The options for gaining attention as a graphic designer have skyrocketed in recent years. Not long ago, securing meetings was the only way to get work out there. Now, photo-based platforms like Instagram mean you can upload designs to a broader audience than ever. If there was ever a time to be in graphic design, you could say it’s now.

Despite the coverage you can gain from social media and sites like Instagram, you’re still cutting yourself off if you stop there. Though it may not be an obvious illustration platform, YouTube could also boost your design business. Though video is a little different than photographing your work; it could soon take you even further.

Many illustrators and graphic designers are now realizing the benefits of vlogging. ‘Day in the life of a graphic designer’ videos are pretty hot stuff these days. This style is so popular that designers like Franned have around 217,531 subscribers. That’s no small amount of potential clients and is a very tempting reason to delve into video for yourself.

Of course, many would argue that vlogging is an artform of its own. It’s certainly a time-consuming skill that can take up a lot of your time. So, why should you bother?

A Modern Portfolio

As a graphic designer, you probably already know how essential it is that you have a portfolio of your work. Being able to show clients what you do on demand is vital for securing jobs. They’ll want to see examples of what you can do for them, and get an idea of your style.
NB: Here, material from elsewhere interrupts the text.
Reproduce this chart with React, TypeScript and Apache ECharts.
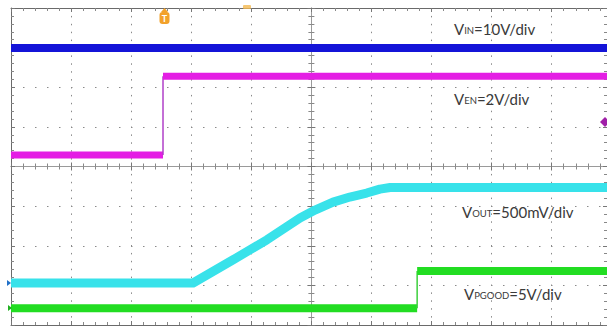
import React, { useEffect, useRef } from "react";
import * as echarts from "echarts";

// Scope screen in divisions: x from -5 (left edge) to ~4.92 (crop edge), y from -4 to 4
const X_MIN = -5;
const X_MAX = 4.92;
const Y_MIN = -4;
const Y_MAX = 4;

// VIN trace (blue)
const VIN = [[-5, 2.99], [4.92, 2.99]];
// VEN trace (magenta)
const VEN_LOW = [[-5, 0.29], [-2.47, 0.29]];
const VEN_EDGE = [[-2.47, 0.29], [-2.47, 2.28]];
const VEN_HIGH = [[-2.47, 2.28], [4.92, 2.28]];
// VOUT trace (cyan)
const VOUT = [
  [-5, -2.94], [-1.97, -2.94], [-1.31, -2.36], [-0.74, -1.85], [-0.19, -1.3],
  [0.06, -1.1], [0.36, -0.9], [0.64, -0.77], [0.92, -0.67], [1.14, -0.57],
  [1.31, -0.53], [4.92, -0.53],
];
// VPGOOD trace (green)
const PG_LOW = [[-5, -3.58], [1.76, -3.58]];
const PG_EDGE = [[1.76, -3.58], [1.76, -2.64]];
const PG_HIGH = [[1.76, -2.64], [4.92, -2.64]];

// Channel scale labels
const LABELS = [
  { v: "V", sub: "IN", rest: "=10V/div", x: 454, y: 28 },
  { v: "V", sub: "EN", rest: "=2V/div", x: 454, y: 98 },
  { v: "V", sub: "OUT", rest: "=500mV/div", x: 462, y: 211 },
  { v: "V", sub: "PGOOD", rest: "=5V/div", x: 464, y: 293 },
];

const GRID_COLOR = "#8a8a8a";

function mkAxis(extra: any) {
  return {
    type: "value",
    interval: 1,
    axisLabel: { show: false },
    splitLine: { show: false },
    axisTick: { show: false },
    minorTick: { show: false },
    axisLine: { show: false, onZero: false },
    ...extra,
  };
}

function tickedAxis(min: number, max: number, position: string, onZero: boolean, split: any) {
  return mkAxis({
    min,
    max,
    position,
    axisLine: { show: true, onZero, lineStyle: { color: onZero ? "#9a9a9a" : "#6a6a6a", width: 1 } },
    axisTick: { show: true, inside: true, length: 4, lineStyle: { color: "#777" } },
    minorTick: { show: true, splitNumber: 5, length: 3, lineStyle: { color: "#888" } },
    splitLine: split,
  });
}

export default function App() {
  const ref = useRef<HTMLDivElement>(null);
  useEffect(() => {
    if (!ref.current) return;
    const chart = echarts.init(ref.current, null, { renderer: "svg" });
    const line = (data: number[][], color: string, width: number, z = 2) => ({
      type: "line",
      data,
      xAxisIndex: 0,
      yAxisIndex: 0,
      showSymbol: false,
      symbol: "none",
      lineStyle: { color, width, cap: "butt", join: "round" },
      z,
      silent: true,
    });
    const rich = {
      a: { fontSize: 15, fontFamily: "Lato", fill: "#3a3a3a", verticalAlign: "bottom", lineHeight: 17 },
      b: { fontSize: 9.5, fontFamily: "Lato", fill: "#3a3a3a", verticalAlign: "bottom", lineHeight: 17, padding: [0, 0, 1, 0] },
    };
    chart.setOption({
      animation: false,
      backgroundColor: "#ffffff",
      grid: { left: 11, right: 0, top: 8, bottom: 2, show: false },
      xAxis: [
        tickedAxis(X_MIN, X_MAX, "bottom", false, {
          show: true,
          lineStyle: { color: GRID_COLOR, type: [1.5, 6.4], width: 1 },
        }),
        tickedAxis(X_MIN, X_MAX, "top", false, { show: false }),
        tickedAxis(X_MIN, X_MAX, "bottom", true, { show: false }),
        tickedAxis(X_MIN, X_MAX, "top", true, { show: false }),
      ],
      yAxis: [
        tickedAxis(Y_MIN, Y_MAX, "left", false, {
          show: true,
          lineStyle: { color: GRID_COLOR, type: [1.5, 10.5], width: 1 },
        }),
        tickedAxis(Y_MIN, Y_MAX, "right", false, { show: false }),
        tickedAxis(Y_MIN, Y_MAX, "left", true, { show: false }),
        tickedAxis(Y_MIN, Y_MAX, "right", true, { show: false }),
      ],
      series: [
        line(VIN, "#1414d8", 8),
        line(VEN_LOW, "#e41ee4", 7),
        line(VEN_EDGE, "#b040c8", 1.5),
        line(VEN_HIGH, "#e41ee4", 7),
        line(VOUT, "#38e2ea", 9),
        line(PG_LOW, "#22dd22", 8),
        line(PG_EDGE, "#3ccf3c", 1.5),
        line(PG_HIGH, "#22dd22", 8),
      ],
      graphic: [
        ...LABELS.map((l) => ({
          type: "text",
          x: l.x,
          y: l.y,
          z: 100,
          style: {
            text: `{a|${l.v}}{b|${l.sub}}{a|${l.rest}}`,
            rich,
            verticalAlign: "middle",
            align: "left",
          },
        })),
        // trigger position badge
        {
          type: "rect",
          shape: { x: 159.5, y: 12, width: 10, height: 12, r: 3 },
          style: { fill: "#f2a12a" },
          z: 100,
        },
        {
          type: "polygon",
          shape: { points: [[161, 12], [164.5, 8], [168, 12]] },
          style: { fill: "#f2a12a" },
          z: 100,
        },
        {
          type: "text",
          x: 164.5,
          y: 18.5,
          z: 101,
          style: { text: "T", fill: "#ffffff", font: "bold 9px Lato", align: "center", verticalAlign: "middle" },
        },
        // trigger level mark at top
        {
          type: "rect",
          shape: { x: 243, y: 5, width: 8, height: 4, r: 1 },
          style: { fill: "#f2b850", opacity: 0.8 },
          z: 100,
        },
        // VEN level marker at right edge
        {
          type: "polygon",
          shape: { points: [[600, 122], [605, 117], [610, 122], [605, 127]] },
          style: { fill: "#a020a8" },
          z: 100,
        },
        // left channel markers
        {
          type: "polygon",
          shape: { points: [[7, 280], [11, 283], [7, 286]] },
          style: { fill: "#2070c8" },
          z: 100,
        },
        {
          type: "polygon",
          shape: { points: [[8, 305], [12, 308], [8, 311]] },
          style: { fill: "#20b020" },
          z: 100,
        },
      ],
    });
    return () => chart.dispose();
  }, []);
  return (
    <div
      ref={ref}
      style={{ position: "absolute", left: 0, top: 0, width: 607, height: 327, background: "#fff" }}
    />
  );
}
In days of old, this meant pulling out a physical portfolio which clients could flick through. More recently, it’s meant directing them to an online portfolio of still pictures. But, by vlogging your design journey, you could showcase your work in a more modern way.

By showing your stuff on camera, and filming projects you’re working on, you could bring your ideas to life in front of your client’s eyes. Clients can observe your working processes and get a first-hand impression of your style. This could give you a much-needed edge over your competitors.

Photo Credit: COD Newsroom-Flickr

Reach A Broader Audience

Another significant benefit of video is that it provides a chance to reach audiences you wouldn’t otherwise. Usually, you would have to rely on things like word of mouth or direct leads to your website. You would also be limited to a specific type of client. YouTube videos can help you break many of those boundaries.

If you keep your content relevant, reliable, and YouTube friendly, you could be popping up on the first page of YouTube search results in no time.

It may also pay to use something like this closed captioning service which would make your videos appealing to an even wider audience. As well as attracting entirely new clients, you may find that you appeal to an audience you’ve never considered.

Budding graphic designers, for example, may turn to your videos for advice. Equally, members of the general public may find your content interesting. If that happens, you could have the choice to branch out to things like teaching instructional courses or opening a shop to sell prints and products.

A Touch Of Personality

Personality is critical is any business model, and graphic design is no different. In fact, given that this is a creative field, you could say that personality is paramount to your success. Your work is, after all, an extension of you.

Revealing plenty of character to clients can take you far. Vlogging can help showcase your personality before you even get on the phone with a client. While you won’t be a fit for everyone out there, that’s okay and you may end up with less headache in the end as your ideal clients will have already judged whether you’re someone they could work with. That’s not something you’re likely to get from any other platform.

Extra Income

Booking your ideal client is the obvious goal, however, it’s also worth noting that YouTube in itself could earn you some extra money. If you get accepted onto YouTube’s AdSense scheme, you could receive money for advertisements.

You may also find that brands are willing to either pay or send you free products for mentions in your video and every penny can help when you’re freelance.

Bear in mind that you don’t need expensive equipment and editing prowess to make this work. Many YouTubers film using little more than their smartphones and a tripod. There are also plenty of free or affordable editing options out there. iMovie, for example, is a cheap and easy to use program. It even comes free with many Apple products. For non-Apple users, something like Lightworks is the ideal way to make videos for less.

Have you taken the leap into vlogging yet for your business? How has it gone for you?